On April 26, 2026, OpenAI announced the GPT-5.5 Biosecurity Bug Bounty Program, open to researchers worldwide, with the goal of finding a universal method to bypass the model’s “five biosecurity challenge questions.” The maximum prize is $25,000, with testing limited to the Codex environment.
The Five Challenges
The program’s core is five biosecurity challenge questions covering different difficulty levels from basic knowledge queries to operational instructions. Participants need to find a universal method that can bypass all five defenses simultaneously, rather than a single-question-specific solution.

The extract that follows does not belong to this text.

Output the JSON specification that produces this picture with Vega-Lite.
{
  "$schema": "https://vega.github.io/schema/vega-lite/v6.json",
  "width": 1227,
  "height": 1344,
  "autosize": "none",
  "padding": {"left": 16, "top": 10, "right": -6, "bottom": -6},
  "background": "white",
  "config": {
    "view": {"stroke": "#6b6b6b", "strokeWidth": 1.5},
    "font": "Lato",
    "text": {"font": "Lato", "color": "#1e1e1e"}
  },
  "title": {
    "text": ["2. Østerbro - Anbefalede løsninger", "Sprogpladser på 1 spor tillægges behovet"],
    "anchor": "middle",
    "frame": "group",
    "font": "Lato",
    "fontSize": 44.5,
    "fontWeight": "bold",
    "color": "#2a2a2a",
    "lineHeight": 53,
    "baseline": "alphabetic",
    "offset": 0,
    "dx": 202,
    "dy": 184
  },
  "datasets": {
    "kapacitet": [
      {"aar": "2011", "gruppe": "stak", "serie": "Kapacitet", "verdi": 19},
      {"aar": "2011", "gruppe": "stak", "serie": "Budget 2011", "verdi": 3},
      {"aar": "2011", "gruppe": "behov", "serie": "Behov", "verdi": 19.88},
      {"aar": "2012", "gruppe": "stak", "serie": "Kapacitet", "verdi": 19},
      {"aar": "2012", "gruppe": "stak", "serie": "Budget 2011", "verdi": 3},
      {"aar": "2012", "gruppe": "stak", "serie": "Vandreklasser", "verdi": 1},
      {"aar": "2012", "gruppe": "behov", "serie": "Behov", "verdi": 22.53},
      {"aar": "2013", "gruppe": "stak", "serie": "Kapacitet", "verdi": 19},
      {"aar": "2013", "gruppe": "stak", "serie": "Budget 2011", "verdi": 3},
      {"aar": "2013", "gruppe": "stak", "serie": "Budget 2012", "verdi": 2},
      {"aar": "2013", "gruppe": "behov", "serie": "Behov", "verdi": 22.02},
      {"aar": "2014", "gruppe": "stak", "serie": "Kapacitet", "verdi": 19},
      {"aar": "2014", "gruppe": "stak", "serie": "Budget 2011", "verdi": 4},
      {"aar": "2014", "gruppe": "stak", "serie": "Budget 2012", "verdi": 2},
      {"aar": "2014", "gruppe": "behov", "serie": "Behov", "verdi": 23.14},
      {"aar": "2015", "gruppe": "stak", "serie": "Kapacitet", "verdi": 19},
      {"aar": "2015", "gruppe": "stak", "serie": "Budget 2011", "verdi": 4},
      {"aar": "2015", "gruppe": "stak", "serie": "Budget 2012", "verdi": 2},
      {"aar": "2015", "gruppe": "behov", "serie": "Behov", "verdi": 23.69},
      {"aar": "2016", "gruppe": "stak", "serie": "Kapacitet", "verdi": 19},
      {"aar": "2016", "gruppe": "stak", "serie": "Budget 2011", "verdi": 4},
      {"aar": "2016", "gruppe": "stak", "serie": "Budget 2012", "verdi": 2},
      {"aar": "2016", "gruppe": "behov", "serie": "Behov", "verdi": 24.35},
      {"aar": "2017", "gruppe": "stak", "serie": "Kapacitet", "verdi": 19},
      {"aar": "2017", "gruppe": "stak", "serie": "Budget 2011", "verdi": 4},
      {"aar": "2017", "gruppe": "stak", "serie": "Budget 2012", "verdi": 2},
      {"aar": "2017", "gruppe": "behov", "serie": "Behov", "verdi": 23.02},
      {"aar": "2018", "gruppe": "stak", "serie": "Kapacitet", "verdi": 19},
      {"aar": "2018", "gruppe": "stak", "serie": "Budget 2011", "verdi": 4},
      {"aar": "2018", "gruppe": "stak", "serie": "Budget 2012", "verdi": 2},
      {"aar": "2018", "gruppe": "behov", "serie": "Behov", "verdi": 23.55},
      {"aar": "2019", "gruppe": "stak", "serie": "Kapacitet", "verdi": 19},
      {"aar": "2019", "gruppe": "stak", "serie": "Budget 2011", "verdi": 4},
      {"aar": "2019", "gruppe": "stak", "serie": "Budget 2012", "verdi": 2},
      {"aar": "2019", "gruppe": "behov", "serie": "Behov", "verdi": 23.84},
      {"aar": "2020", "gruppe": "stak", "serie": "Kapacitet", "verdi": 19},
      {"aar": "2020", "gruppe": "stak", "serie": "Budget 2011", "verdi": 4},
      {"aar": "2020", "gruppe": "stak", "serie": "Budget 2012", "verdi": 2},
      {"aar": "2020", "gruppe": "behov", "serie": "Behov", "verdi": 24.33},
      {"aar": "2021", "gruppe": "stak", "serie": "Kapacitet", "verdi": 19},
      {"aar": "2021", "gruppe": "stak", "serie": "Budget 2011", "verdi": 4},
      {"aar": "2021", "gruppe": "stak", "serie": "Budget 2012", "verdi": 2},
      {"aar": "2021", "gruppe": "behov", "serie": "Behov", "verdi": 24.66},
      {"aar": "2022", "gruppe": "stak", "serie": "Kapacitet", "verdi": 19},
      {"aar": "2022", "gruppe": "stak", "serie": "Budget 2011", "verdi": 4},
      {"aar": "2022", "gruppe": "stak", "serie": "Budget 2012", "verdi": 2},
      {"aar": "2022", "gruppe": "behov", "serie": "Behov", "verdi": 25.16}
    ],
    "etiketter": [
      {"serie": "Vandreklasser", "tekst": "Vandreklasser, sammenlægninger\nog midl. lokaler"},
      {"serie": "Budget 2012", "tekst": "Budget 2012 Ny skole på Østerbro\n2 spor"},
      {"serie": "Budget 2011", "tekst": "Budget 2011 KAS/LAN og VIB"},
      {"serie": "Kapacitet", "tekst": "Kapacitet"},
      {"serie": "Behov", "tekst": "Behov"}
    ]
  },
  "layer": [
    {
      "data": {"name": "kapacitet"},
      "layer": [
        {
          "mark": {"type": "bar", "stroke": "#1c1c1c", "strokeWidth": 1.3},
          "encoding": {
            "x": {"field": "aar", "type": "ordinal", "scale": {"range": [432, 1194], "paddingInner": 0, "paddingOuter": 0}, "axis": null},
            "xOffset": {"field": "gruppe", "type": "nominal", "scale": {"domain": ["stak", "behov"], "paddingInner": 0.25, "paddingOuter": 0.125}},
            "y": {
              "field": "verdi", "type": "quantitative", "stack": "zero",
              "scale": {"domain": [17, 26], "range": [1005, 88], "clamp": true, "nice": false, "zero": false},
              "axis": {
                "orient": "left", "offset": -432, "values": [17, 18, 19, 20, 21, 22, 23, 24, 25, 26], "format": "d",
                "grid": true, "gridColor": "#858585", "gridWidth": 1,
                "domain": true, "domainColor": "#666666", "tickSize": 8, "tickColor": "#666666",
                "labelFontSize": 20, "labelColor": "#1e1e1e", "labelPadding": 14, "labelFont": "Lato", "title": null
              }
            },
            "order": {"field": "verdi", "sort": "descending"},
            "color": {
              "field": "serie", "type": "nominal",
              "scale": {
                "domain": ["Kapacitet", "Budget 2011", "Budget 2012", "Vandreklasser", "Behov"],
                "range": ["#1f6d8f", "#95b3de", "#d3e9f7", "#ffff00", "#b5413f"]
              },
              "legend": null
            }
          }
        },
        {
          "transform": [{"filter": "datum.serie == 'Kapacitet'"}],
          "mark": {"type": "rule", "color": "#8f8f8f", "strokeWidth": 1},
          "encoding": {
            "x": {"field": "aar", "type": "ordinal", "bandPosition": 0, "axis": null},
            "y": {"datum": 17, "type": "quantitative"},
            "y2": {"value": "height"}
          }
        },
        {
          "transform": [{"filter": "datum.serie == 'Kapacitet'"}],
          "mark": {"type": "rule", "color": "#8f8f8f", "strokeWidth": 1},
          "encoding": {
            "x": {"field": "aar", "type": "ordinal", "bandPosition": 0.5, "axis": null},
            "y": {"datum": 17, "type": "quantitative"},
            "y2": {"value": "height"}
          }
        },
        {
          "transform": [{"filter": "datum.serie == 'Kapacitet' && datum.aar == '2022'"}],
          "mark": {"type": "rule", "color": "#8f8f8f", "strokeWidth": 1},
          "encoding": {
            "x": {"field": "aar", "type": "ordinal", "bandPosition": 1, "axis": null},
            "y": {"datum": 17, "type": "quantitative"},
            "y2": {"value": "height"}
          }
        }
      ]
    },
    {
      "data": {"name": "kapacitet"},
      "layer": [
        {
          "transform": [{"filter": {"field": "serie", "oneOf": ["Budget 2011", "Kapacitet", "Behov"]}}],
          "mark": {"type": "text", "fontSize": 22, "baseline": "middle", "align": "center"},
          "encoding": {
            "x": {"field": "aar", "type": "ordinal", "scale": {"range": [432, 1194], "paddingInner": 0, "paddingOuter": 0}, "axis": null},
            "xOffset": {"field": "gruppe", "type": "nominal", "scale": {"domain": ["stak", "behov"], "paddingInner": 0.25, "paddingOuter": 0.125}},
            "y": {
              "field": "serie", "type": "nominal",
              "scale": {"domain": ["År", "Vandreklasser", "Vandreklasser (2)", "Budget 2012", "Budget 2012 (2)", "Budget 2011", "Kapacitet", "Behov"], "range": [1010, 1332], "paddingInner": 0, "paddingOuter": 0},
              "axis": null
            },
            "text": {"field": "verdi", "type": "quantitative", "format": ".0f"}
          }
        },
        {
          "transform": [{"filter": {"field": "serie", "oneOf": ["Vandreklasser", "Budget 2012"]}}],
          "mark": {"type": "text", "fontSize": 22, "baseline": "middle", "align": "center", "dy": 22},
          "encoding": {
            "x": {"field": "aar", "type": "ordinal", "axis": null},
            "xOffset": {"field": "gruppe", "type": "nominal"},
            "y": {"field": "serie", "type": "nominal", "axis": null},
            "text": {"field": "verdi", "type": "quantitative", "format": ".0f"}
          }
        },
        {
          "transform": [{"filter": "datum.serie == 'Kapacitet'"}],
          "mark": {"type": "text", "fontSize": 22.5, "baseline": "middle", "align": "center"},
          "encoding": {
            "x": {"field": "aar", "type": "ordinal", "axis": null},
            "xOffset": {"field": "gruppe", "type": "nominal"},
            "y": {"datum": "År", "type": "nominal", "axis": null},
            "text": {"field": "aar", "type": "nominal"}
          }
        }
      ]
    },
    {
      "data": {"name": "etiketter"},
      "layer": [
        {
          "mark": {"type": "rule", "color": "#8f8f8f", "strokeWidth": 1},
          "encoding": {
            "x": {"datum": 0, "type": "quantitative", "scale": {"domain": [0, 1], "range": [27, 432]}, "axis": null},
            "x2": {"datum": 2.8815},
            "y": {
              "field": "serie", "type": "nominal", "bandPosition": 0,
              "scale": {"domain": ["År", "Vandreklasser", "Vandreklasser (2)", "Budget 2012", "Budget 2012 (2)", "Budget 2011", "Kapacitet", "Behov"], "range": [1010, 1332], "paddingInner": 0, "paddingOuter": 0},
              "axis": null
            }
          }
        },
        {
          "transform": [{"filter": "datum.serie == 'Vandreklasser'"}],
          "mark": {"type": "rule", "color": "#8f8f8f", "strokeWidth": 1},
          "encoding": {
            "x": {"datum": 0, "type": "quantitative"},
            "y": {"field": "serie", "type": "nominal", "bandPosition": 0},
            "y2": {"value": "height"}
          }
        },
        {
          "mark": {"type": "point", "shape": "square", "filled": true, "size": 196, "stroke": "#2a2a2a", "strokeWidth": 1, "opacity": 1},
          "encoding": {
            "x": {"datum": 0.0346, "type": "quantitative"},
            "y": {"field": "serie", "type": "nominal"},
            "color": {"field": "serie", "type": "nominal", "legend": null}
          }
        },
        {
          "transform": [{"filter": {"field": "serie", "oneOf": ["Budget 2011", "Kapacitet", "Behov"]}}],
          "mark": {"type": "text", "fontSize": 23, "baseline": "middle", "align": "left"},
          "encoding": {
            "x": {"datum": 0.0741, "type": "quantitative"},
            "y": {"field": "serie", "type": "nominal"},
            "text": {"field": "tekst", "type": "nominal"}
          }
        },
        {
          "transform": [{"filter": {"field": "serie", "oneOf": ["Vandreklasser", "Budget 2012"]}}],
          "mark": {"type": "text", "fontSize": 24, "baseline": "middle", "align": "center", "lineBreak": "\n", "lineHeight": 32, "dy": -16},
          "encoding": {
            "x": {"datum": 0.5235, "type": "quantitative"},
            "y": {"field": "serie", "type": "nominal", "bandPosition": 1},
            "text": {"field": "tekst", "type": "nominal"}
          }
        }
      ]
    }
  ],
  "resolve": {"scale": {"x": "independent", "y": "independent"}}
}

This design reflects OpenAI’s systematic understanding of biosecurity risks: one-off prompt bypasses are not the concern; what’s truly dangerous is a universal jailbreak path that can be repeatedly exploited.
Why GPT-5.5
GPT-5.5 was officially released on April 23, 2026, as the first public version of OpenAI’s new “Spud” pre-training architecture. Compared to GPT-5.4, it shows significant improvements in code self-check iteration, deep research assistance, and cross-tool collaboration.
Greater capability means higher potential risk. A smarter model, if misused for synthesizing harmful biological agents or designing dangerous compounds, could cause harm far exceeding previous model versions. OpenAI’s decision to launch the bounty program just three days after GPT-5.5’s release shows that biosecurity is a priority in its product launch process.
Industry Trends
AI model biosecurity has become a core topic in AI governance in 2026. As models’ capabilities in science, coding, and cross-domain reasoning rapidly improve, academia and policymakers are increasingly concerned about AI being misused in biological, chemical, and other high-risk domains.
Previous GPT-5.4 and Claude Opus 4.7 already have built-in biosecurity guardrails, but proactively inviting external researchers to find vulnerabilities through a bounty program reflects a “red team testing” strategy—better to pay security experts to find vulnerabilities than wait for them to be maliciously exploited.
The $25,000 prize is not outstanding in traditional software bug bounty territory, but for a targeted challenge in a specific vertical domain, it’s enough to attract professional AI security research teams.
Market Outlook
OpenAI’s biosecurity bounty program sends a clear signal: frontier model companies are shifting security from “reactive patching” to “proactive defense.” For developers, this means that when using GPT-5.5 for tasks involving biological, chemical, or other high-risk domains, they cannot rely solely on the model’s built-in safety guardrails—additional review and control layers are needed.
For the industry, this “open challenge” model may become the standard practice for AI safety evaluation—not just internal testing, but inviting the global security community to participate jointly.